## Working data

»»

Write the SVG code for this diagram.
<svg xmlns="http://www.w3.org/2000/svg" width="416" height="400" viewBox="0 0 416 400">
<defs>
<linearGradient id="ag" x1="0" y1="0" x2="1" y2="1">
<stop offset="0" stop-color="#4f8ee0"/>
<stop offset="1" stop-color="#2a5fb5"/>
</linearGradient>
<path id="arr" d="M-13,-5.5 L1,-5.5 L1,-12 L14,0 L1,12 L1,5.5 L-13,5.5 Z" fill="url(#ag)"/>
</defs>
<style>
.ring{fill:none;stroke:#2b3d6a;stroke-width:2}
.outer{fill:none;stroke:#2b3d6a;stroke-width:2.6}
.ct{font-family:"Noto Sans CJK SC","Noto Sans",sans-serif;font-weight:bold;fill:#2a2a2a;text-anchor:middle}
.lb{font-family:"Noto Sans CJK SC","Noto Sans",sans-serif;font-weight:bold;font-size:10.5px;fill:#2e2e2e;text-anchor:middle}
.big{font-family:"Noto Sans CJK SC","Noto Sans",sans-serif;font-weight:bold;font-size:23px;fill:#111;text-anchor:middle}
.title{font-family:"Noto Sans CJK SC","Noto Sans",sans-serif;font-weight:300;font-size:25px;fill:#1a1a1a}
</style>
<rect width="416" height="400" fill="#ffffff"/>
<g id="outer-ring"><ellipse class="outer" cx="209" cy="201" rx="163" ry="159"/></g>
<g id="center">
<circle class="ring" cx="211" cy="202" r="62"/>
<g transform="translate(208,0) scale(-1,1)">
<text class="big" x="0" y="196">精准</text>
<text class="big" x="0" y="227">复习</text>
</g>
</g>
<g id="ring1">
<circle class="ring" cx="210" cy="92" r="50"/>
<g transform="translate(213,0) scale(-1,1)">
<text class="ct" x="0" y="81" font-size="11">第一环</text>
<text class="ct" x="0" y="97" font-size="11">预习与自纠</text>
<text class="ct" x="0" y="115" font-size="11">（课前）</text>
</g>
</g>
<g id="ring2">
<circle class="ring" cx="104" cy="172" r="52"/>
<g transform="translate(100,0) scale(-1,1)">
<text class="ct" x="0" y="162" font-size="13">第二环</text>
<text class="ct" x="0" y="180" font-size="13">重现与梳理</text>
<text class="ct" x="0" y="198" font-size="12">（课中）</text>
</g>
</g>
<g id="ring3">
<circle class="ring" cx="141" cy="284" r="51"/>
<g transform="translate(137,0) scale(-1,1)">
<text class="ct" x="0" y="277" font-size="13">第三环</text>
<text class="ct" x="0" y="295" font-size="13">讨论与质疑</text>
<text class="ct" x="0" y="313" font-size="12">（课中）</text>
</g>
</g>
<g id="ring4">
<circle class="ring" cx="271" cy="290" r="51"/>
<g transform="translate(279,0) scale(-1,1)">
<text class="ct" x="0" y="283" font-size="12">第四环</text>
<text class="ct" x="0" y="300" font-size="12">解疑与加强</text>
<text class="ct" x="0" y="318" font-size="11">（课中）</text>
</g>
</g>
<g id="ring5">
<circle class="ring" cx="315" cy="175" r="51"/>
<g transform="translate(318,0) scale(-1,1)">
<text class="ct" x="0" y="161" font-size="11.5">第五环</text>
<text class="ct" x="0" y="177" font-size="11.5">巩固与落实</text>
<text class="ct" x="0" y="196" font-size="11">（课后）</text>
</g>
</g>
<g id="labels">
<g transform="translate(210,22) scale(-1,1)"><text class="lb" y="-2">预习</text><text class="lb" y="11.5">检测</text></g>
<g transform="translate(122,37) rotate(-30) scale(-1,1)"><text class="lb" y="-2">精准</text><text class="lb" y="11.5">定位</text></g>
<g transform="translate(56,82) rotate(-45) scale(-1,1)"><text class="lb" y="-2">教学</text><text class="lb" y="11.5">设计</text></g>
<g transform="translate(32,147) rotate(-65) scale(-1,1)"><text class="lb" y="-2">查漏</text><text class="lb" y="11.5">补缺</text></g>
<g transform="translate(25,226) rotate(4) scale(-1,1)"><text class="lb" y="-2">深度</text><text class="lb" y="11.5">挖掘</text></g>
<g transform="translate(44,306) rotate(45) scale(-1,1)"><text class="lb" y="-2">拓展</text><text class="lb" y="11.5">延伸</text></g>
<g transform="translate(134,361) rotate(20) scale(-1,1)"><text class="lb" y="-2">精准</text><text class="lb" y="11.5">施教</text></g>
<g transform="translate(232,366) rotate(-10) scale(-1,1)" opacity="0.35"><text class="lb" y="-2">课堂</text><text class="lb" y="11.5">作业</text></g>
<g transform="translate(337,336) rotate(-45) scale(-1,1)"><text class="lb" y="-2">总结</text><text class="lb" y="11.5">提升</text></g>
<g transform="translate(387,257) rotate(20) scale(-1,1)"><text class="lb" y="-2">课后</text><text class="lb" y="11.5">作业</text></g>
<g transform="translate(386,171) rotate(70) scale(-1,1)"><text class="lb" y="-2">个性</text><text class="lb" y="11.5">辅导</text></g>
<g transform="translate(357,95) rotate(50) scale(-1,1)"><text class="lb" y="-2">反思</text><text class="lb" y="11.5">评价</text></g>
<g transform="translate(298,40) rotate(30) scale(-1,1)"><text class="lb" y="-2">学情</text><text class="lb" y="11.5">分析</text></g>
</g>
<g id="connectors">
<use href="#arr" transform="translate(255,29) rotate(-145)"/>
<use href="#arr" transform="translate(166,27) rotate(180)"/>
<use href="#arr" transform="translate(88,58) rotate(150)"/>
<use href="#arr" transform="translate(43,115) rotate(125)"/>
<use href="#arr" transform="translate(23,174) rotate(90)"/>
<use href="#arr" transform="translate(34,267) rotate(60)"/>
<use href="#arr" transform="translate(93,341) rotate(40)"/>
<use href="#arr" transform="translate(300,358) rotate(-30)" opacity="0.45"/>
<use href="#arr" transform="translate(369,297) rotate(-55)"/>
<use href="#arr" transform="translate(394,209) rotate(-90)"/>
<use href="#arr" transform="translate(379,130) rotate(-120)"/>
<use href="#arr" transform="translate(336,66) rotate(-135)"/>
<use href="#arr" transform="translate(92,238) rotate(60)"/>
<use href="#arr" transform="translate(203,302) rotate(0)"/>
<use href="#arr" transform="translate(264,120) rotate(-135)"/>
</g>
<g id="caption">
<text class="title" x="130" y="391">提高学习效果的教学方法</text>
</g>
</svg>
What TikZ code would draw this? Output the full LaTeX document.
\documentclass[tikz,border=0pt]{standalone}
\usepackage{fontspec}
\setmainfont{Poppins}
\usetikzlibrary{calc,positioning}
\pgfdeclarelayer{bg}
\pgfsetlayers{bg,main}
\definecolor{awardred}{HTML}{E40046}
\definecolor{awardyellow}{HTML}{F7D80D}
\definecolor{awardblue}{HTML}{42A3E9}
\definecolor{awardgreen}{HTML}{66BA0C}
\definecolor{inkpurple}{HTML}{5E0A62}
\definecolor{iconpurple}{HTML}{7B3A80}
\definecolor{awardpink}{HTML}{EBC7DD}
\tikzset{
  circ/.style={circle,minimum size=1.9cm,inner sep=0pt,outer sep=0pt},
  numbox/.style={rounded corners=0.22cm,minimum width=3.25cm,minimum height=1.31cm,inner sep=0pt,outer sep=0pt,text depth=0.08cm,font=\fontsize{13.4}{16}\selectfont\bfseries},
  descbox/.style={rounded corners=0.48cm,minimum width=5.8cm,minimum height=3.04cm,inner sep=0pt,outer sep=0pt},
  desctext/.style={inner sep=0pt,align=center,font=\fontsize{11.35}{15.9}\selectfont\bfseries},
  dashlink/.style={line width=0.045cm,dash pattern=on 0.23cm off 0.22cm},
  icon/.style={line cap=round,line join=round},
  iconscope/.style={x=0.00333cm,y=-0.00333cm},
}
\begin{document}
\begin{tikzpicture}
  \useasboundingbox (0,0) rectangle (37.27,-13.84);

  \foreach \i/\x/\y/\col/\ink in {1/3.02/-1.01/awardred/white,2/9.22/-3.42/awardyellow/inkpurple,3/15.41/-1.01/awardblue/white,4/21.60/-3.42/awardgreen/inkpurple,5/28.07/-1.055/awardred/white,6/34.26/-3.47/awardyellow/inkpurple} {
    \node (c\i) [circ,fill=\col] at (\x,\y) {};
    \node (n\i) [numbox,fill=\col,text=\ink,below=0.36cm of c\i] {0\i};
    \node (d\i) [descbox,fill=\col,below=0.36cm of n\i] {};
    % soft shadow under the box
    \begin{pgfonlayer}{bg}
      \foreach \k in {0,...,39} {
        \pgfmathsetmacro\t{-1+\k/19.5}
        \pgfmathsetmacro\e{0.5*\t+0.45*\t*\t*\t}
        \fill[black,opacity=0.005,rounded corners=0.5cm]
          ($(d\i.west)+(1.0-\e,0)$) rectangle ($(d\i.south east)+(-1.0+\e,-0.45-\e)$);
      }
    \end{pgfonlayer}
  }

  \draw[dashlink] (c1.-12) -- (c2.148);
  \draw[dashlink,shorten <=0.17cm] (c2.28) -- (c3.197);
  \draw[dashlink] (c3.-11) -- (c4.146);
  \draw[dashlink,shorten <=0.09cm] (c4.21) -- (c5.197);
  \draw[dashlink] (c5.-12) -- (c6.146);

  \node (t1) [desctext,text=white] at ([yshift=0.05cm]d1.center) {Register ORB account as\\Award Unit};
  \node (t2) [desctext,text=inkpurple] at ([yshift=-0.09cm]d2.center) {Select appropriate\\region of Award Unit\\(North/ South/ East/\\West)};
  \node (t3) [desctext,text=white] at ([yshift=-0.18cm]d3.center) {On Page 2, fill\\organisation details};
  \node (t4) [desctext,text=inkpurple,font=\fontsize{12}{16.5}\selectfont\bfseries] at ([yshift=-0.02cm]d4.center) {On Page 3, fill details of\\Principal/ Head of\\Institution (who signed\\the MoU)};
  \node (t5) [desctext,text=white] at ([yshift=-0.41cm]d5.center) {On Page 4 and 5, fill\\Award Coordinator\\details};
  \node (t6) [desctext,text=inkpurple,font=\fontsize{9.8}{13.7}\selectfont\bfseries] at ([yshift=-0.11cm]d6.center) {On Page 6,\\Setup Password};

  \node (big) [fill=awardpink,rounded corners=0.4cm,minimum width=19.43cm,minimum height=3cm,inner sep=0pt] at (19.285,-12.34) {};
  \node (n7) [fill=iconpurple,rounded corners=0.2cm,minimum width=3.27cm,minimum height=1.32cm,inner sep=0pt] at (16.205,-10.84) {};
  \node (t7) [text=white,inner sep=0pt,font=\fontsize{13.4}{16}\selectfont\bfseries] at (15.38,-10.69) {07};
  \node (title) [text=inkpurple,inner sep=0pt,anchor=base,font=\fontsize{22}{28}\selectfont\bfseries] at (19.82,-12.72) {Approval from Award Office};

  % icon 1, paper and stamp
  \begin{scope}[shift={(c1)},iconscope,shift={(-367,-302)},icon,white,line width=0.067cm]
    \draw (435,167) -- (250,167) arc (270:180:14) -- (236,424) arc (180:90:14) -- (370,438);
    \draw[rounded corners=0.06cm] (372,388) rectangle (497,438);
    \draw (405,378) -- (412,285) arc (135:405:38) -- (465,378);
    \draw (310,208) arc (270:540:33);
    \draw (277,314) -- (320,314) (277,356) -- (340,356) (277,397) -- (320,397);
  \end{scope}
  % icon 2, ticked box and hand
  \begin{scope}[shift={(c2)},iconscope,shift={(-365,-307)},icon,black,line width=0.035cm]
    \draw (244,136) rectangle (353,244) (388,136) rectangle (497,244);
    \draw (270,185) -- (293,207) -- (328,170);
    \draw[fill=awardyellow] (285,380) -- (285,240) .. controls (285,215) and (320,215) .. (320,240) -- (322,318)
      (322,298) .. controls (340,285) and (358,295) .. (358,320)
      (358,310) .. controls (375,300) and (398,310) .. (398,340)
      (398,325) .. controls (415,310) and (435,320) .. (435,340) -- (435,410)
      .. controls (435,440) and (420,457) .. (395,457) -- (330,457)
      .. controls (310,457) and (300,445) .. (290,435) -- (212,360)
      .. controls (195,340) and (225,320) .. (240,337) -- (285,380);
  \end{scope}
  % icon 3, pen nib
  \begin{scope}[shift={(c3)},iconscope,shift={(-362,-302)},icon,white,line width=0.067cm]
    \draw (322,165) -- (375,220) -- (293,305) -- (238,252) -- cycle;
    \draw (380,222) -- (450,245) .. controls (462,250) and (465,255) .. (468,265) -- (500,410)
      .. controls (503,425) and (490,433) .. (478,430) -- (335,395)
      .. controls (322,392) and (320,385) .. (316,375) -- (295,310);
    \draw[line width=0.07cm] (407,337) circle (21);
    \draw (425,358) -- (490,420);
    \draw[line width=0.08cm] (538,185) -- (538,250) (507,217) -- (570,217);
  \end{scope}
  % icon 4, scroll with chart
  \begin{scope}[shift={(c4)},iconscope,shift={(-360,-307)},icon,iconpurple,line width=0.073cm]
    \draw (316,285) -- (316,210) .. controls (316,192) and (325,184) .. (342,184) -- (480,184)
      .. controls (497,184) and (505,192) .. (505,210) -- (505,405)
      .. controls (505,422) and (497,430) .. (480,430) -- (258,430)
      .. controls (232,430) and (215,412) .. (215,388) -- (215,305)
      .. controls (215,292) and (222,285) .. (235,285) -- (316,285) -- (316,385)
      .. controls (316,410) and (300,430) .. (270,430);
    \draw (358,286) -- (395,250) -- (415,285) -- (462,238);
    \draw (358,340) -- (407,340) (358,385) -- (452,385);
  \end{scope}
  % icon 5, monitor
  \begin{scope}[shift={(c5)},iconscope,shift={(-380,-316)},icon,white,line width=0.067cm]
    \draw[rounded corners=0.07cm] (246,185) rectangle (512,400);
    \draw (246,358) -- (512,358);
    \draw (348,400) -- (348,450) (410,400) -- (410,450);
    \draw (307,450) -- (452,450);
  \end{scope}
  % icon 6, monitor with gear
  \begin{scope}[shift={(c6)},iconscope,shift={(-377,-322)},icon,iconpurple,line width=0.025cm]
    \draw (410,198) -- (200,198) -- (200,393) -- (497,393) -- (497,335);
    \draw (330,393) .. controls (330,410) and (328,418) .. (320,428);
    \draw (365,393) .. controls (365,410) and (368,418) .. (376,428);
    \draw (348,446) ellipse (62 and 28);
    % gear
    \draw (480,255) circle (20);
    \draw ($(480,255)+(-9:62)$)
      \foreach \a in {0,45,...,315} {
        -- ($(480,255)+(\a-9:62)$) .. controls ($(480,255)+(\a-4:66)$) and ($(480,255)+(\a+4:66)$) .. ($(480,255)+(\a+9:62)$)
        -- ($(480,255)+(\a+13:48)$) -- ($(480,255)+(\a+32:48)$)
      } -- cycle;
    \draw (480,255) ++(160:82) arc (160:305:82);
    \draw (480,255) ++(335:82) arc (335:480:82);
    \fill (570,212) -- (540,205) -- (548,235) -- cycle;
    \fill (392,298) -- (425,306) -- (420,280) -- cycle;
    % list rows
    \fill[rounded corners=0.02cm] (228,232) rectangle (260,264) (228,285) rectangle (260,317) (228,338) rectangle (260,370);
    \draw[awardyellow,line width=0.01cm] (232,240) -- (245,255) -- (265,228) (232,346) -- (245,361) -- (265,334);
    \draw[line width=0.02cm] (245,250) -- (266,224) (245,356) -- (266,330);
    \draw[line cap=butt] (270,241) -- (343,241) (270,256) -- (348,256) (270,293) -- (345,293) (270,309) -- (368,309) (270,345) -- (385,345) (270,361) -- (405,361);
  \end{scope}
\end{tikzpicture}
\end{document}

««

## Exercise details
Above are the records; copy every line in them that holds the word "code".

## Written reply
Write the SVG code for this diagram.
What TikZ code would draw this? Output the full LaTeX document.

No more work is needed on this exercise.